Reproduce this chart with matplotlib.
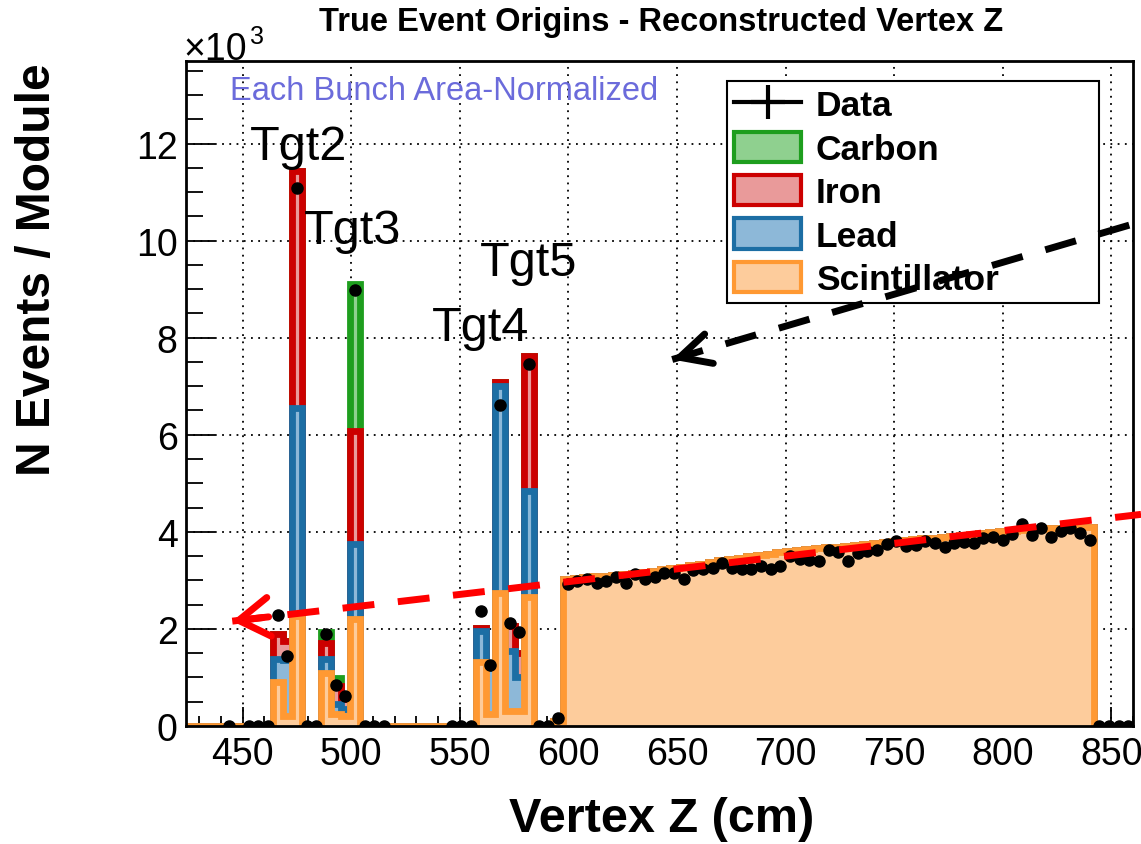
import matplotlib.pyplot as plt
import numpy as np
from matplotlib.lines import Line2D
from matplotlib.patches import Patch

plt.rcParams['font.family'] = ['Liberation Sans', 'DejaVu Sans']

# one bin per module (~4.45 cm)
z_first_edge = 423.9
module_width = 4.45
n_bins = 98

# MC stack in the nuclear-target bins, x10^3 events per component
target_bins = [9, 10, 11, 14, 15, 16, 17, 30, 31, 32, 33, 34, 35, 38]
scint_target = [0.90, 0.20, 2.26, 1.10, 0.25, 0.20, 2.20, 1.31, 0.25, 2.75, 0.30, 0.30, 2.65, 0.10]
lead_target = [0.48, 1.15, 4.30, 0.28, 0.20, 0.15, 1.54, 0.64, 0.95, 4.25, 1.25, 0.70, 2.20, 0.00]
iron_target = [0.51, 0.40, 4.87, 0.34, 0.37, 0.20, 2.33, 0.06, 0.02, 0.08, 0.50, 0.50, 2.78, 0.00]
carbon_target = [0.00, 0.00, 0.00, 0.21, 0.16, 0.10, 3.03, 0.00, 0.00, 0.00, 0.00, 0.00, 0.00, 0.00]

# tracker region, scintillator only (bins 39..93)
scint_tracker = [3.02, 3.05, 3.06, 3.08, 3.10, 3.12, 3.13, 3.16, 3.18, 3.20,
                 3.23, 3.25, 3.28, 3.31, 3.34, 3.38, 3.41, 3.44, 3.47, 3.50,
                 3.52, 3.55, 3.58, 3.60, 3.62, 3.64, 3.66, 3.68, 3.69, 3.71,
                 3.73, 3.75, 3.77, 3.79, 3.81, 3.83, 3.85, 3.87, 3.88, 3.90,
                 3.92, 3.94, 3.95, 3.97, 3.99, 4.01, 4.02, 4.04, 4.05, 4.06,
                 4.07, 4.08, 4.08, 4.09, 4.09]

# data, bins 4..38 (None = no point drawn)
data_target = [0, None, 0, 0, 0, 2.28, 1.44, 11.09, 0, 0,
               1.89, 0.84, 0.61, 8.98, 0, 0, 0, None, None, None,
               None, None, None, 0, 0, 0, 2.37, 1.25, 6.62, 2.13,
               1.94, 7.45, 0, 0, 0.16]
# data, bins 39..97
data_tracker = [2.92, 2.98, 3.02, 2.94, 2.99, 3.06, 2.94, 3.13, 3.02, 3.06,
                3.16, 3.15, 3.02, 3.22, 3.23, 3.26, 3.35, 3.26, 3.23, 3.23,
                3.30, 3.24, 3.29, 3.50, 3.44, 3.42, 3.40, 3.62, 3.59, 3.39,
                3.57, 3.61, 3.62, 3.74, 3.81, 3.71, 3.73, 3.81, 3.78, 3.69,
                3.77, 3.79, 3.78, 3.88, 3.90, 3.83, 3.95, 4.16, 3.93, 4.07,
                3.90, 4.01, 4.07, 3.97, 3.83, 0, 0, 0, 0]

target_labels = ["Tgt2", "Tgt3", "Tgt4", "Tgt5"]
target_label_pos = [(453.5, 11.68), (478.3, 9.95), (537.1, 7.96), (559.3, 9.30)]

edges = z_first_edge + module_width * np.arange(n_bins + 1)
centers = 0.5 * (edges[:-1] + edges[1:])

scint = np.zeros(n_bins)
lead = np.zeros(n_bins)
iron = np.zeros(n_bins)
carbon = np.zeros(n_bins)
scint[target_bins] = scint_target
lead[target_bins] = lead_target
iron[target_bins] = iron_target
carbon[target_bins] = carbon_target
scint[39:39 + len(scint_tracker)] = scint_tracker

data = np.array([None] * 4 + data_target + data_tracker, dtype=float)

fig = plt.figure(figsize=(11.41, 8.45), dpi=100)
ax = fig.add_axes([186 / 1141, 1 - 727 / 845, (1133 - 186) / 1141, (727 - 62) / 845])

# stack drawn from the top sum down, ROOT style
layers = [
    ("Carbon", scint + lead + iron + carbon, "#1e9e1e", "#8fd08f"),
    ("Iron", scint + lead + iron, "#cc0000", "#e99a9a"),
    ("Lead", scint + lead, "#1c6ea4", "#8db8d8"),
    ("Scintillator", scint, "#ff9933", "#fdcc9c"),
]
z = 1
for name, vals, edge_c, fill_c in layers:
    ax.stairs(vals, edges, fill=True, color=fill_c, lw=0, zorder=z)
    ax.stairs(vals, edges, baseline=0, color=edge_c, lw=4.9, zorder=z + 0.5)
    z += 1

ax.plot(centers, data, "o", color="black", ms=8, zorder=10)

ax.set_xlim(edges[0], edges[-1])
ax.set_ylim(0, 13.7)
ax.set_xticks(np.arange(450, 851, 50))
ax.set_xticks(np.arange(430, 861, 10), minor=True)
ax.set_yticks(np.arange(0, 13, 2))
ax.set_yticks(np.arange(0, 13.7, 0.5), minor=True)

for xv in np.arange(450, 851, 50):
    ax.axvline(xv, color="black", ls=(0, (1, 3)), lw=1.3, zorder=0.5)
for yv in np.arange(2, 13, 2):
    ax.axhline(yv, color="black", ls=(0, (1, 3)), lw=1.3, zorder=0.5)

ax.tick_params(axis="both", which="both", direction="in", labelsize=27, width=1.3)
ax.tick_params(axis="x", which="major", length=14, pad=7)
ax.tick_params(axis="x", which="minor", length=7)
ax.tick_params(axis="y", which="major", length=21, pad=6)
ax.tick_params(axis="y", which="minor", length=12)
for s in ax.spines.values():
    s.set_linewidth(2)
    s.set_zorder(20)

fig.text(661 / 1141, 1 - 22 / 845, "True Event Origins - Reconstructed Vertex Z",
         ha="center", va="center", fontsize=23.5, weight="bold")
fig.text(38 / 1141, 1 - 63 / 845, "N Events / Module", rotation=90,
         ha="center", va="top", fontsize=34.5, weight="bold")
fig.text(662 / 1141, 1 - 820 / 845, "Vertex Z (cm)", ha="center", va="center",
         fontsize=35, weight="bold")
fig.text(183 / 1141, 1 - 60 / 845, "×10", ha="left", va="baseline", fontsize=27)
fig.text(250 / 1141, 1 - 44 / 845, "3", ha="left", va="baseline", fontsize=18)
fig.text(230 / 1141, 1 - 100 / 845, "Each Bunch Area-Normalized", ha="left",
         va="baseline", fontsize=23.5, color="#6b6bdb")

for lab, (tx, ty) in zip(target_labels, target_label_pos):
    ax.text(tx, ty, lab, fontsize=35, ha="left", va="baseline", zorder=12)

handles = [Line2D([], [], color="black", lw=3, marker="+", ms=24, mew=3)]
for name, vals, edge_c, fill_c in layers:
    handles.append(Patch(facecolor=fill_c, edgecolor=edge_c, lw=3, joinstyle="round"))
labels = ["Data", "Carbon", "Iron", "Lead", "Scintillator"]
leg_x0, leg_x1 = 727 / 1141, 1099 / 1141
leg_y0, leg_y1 = 1 - 299 / 845, 1 - 82 / 845
leg = ax.legend(handles, labels, loc="upper left", mode="expand",
                bbox_to_anchor=(leg_x0, leg_y0, leg_x1 - leg_x0, leg_y1 - leg_y0),
                bbox_transform=fig.transFigure,
                prop=dict(size=25.5, weight="bold"), frameon=True, fancybox=False,
                edgecolor="black", framealpha=1, handlelength=1.9, handleheight=0.93,
                handletextpad=0.4, labelspacing=0.26, borderpad=0.2, borderaxespad=0)
leg.get_frame().set_linewidth(1.5)
leg.set_zorder(15)

# hand-drawn style arrows, on top of everything (legend included)
for tip, end, col, hw in [((445.2, 2.16), (863.7, 4.36), "red", 1.4),
                          ((647.8, 7.55), (863.7, 10.39), "black", 1.1)]:
    ax.plot([tip[0], end[0]], [tip[1], end[1]], color=col, lw=5,
            ls=(0, (4.6, 3.4)), solid_capstyle="butt", clip_on=False, zorder=30)
    back = (tip[0] + 0.04 * (end[0] - tip[0]), tip[1] + 0.04 * (end[1] - tip[1]))
    ax.annotate("", xy=tip, xytext=back,
                arrowprops=dict(arrowstyle=f"->,head_length=2.2,head_width={hw}",
                                color=col, lw=5, shrinkA=0, shrinkB=0),
                zorder=30)

fig.savefig("out.png", dpi=100)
########
§ **Written request**: The lines from the top of the data above through the one holding "n_bins = 98" are to be repeated exactly, and only those, with no pictures.

§ **Right answer**:
Reproduce this chart with matplotlib.
import matplotlib.pyplot as plt
import numpy as np
from matplotlib.lines import Line2D
from matplotlib.patches import Patch

plt.rcParams['font.family'] = ['Liberation Sans', 'DejaVu Sans']

# one bin per module (~4.45 cm)
z_first_edge = 423.9
module_width = 4.45
n_bins = 98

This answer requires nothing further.